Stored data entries
┄┄┄┄┄┄
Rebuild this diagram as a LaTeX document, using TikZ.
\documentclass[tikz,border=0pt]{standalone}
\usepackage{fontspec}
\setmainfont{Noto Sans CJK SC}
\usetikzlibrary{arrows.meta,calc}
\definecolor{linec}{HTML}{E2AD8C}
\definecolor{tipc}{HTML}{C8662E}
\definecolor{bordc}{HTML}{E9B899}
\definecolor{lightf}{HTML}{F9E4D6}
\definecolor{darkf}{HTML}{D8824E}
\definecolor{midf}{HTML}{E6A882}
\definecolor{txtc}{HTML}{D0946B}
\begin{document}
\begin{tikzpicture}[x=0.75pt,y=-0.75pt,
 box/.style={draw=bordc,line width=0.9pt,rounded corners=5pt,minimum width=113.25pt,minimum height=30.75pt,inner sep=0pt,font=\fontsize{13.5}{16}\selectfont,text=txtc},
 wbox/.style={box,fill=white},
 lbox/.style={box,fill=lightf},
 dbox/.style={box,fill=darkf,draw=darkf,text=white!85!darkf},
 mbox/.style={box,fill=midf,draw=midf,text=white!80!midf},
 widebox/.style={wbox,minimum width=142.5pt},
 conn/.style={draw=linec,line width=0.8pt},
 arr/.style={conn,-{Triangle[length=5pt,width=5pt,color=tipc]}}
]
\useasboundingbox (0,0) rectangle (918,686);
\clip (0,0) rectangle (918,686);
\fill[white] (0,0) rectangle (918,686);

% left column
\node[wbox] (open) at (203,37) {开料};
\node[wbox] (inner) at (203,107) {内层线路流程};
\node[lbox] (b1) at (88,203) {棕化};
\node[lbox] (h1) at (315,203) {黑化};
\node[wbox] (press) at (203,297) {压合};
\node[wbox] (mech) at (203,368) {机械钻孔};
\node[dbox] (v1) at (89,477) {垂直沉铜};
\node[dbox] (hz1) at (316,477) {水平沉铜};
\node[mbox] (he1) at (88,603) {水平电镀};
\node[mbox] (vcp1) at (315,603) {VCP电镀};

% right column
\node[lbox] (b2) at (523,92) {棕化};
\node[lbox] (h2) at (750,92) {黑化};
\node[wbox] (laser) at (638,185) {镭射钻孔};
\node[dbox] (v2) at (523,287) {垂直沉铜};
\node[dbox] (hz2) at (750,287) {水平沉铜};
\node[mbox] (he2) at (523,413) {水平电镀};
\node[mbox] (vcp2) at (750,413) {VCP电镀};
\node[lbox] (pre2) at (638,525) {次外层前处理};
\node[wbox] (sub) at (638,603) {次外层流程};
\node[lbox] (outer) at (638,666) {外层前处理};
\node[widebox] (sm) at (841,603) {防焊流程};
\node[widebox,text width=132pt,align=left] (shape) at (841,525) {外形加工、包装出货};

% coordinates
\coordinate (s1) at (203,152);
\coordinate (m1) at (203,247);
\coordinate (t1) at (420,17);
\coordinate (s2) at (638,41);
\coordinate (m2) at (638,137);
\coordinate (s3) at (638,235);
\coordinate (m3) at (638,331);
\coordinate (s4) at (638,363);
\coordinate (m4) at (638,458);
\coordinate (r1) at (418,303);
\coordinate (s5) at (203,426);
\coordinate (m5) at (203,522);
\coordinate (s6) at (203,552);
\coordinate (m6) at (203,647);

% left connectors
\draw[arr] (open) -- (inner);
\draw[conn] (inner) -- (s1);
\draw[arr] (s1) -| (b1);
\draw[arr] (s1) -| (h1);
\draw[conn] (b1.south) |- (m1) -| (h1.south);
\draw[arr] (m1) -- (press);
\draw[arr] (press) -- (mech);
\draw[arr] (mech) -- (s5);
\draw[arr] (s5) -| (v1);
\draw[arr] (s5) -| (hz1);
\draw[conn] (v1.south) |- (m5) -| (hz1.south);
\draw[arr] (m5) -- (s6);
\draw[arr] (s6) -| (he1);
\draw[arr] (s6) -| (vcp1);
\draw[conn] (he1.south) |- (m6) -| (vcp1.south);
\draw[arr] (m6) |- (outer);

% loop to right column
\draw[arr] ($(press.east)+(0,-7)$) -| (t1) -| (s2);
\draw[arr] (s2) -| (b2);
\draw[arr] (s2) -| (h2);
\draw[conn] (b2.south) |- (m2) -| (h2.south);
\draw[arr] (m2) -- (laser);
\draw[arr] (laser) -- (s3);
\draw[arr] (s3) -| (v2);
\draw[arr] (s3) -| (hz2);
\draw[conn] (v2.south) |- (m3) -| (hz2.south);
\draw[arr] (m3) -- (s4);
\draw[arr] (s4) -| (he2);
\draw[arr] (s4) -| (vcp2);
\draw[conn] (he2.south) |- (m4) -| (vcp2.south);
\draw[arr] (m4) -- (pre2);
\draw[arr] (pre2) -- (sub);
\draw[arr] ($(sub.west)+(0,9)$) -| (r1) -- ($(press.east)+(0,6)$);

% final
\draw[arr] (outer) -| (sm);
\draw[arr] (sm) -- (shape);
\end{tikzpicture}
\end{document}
┄┄┄┄┄┄
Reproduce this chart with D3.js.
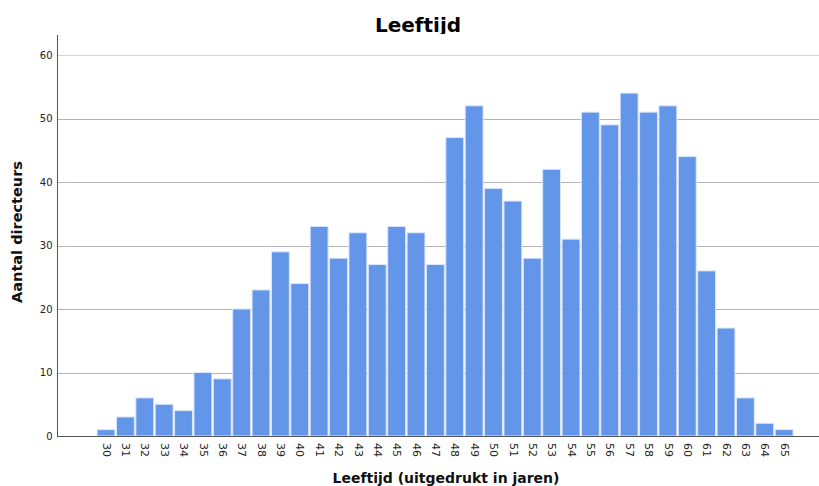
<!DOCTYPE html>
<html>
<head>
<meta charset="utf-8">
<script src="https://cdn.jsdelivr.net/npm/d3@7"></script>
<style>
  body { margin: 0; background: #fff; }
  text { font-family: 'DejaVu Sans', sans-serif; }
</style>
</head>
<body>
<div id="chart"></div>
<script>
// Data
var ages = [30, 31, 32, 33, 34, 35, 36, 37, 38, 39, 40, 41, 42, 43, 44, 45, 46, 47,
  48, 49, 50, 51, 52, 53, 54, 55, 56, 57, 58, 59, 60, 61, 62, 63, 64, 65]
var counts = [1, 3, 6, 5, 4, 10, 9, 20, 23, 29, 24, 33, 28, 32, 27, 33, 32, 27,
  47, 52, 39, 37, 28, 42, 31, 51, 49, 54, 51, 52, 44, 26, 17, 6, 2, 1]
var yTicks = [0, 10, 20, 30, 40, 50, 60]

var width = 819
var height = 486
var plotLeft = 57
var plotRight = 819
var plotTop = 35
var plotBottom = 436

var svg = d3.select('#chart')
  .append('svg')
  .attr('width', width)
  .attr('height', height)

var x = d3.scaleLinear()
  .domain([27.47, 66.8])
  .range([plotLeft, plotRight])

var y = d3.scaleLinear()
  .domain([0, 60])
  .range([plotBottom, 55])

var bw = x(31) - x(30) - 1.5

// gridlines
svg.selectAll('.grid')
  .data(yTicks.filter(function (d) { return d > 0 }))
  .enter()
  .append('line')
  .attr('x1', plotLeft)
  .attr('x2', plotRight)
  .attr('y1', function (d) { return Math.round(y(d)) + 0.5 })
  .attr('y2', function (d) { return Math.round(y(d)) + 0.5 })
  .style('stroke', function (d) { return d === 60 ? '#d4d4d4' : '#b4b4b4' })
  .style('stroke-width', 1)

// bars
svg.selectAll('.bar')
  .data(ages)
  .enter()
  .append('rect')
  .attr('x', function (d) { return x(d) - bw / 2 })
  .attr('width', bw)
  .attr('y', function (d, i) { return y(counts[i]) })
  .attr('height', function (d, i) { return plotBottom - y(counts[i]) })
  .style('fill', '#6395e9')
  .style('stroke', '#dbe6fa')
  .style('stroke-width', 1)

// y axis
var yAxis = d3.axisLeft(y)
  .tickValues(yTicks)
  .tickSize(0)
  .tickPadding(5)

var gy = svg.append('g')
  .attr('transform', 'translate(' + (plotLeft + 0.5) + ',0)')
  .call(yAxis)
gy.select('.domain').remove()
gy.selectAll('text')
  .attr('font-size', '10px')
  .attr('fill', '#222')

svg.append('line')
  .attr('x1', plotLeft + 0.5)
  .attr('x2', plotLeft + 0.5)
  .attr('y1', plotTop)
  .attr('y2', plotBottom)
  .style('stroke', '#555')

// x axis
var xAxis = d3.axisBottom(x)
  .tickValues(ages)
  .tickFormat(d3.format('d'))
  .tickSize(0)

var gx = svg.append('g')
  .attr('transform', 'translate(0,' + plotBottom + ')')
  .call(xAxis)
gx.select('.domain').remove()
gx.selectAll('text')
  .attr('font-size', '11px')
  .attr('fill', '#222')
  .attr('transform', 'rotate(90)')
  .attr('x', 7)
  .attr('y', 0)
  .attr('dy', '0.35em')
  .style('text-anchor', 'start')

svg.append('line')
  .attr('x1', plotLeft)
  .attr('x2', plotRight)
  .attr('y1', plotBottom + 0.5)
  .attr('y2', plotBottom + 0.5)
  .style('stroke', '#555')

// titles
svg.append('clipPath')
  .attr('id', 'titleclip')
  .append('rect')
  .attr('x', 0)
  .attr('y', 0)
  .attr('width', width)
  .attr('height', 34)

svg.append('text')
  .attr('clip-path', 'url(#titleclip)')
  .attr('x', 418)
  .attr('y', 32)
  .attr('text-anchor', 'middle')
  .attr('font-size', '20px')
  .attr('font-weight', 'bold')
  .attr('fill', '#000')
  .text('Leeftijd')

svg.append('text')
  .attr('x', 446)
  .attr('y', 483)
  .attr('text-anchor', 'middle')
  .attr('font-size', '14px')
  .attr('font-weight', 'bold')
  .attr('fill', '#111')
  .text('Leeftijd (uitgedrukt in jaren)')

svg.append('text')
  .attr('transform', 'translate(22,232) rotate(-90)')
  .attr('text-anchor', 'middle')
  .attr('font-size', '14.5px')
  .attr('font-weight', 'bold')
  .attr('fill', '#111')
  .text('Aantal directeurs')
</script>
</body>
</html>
┄┄┄┄┄┄
Instructions for the task:
How many lines in the records above contain the word "this"? Reply with the number alone.

Exercise result:
2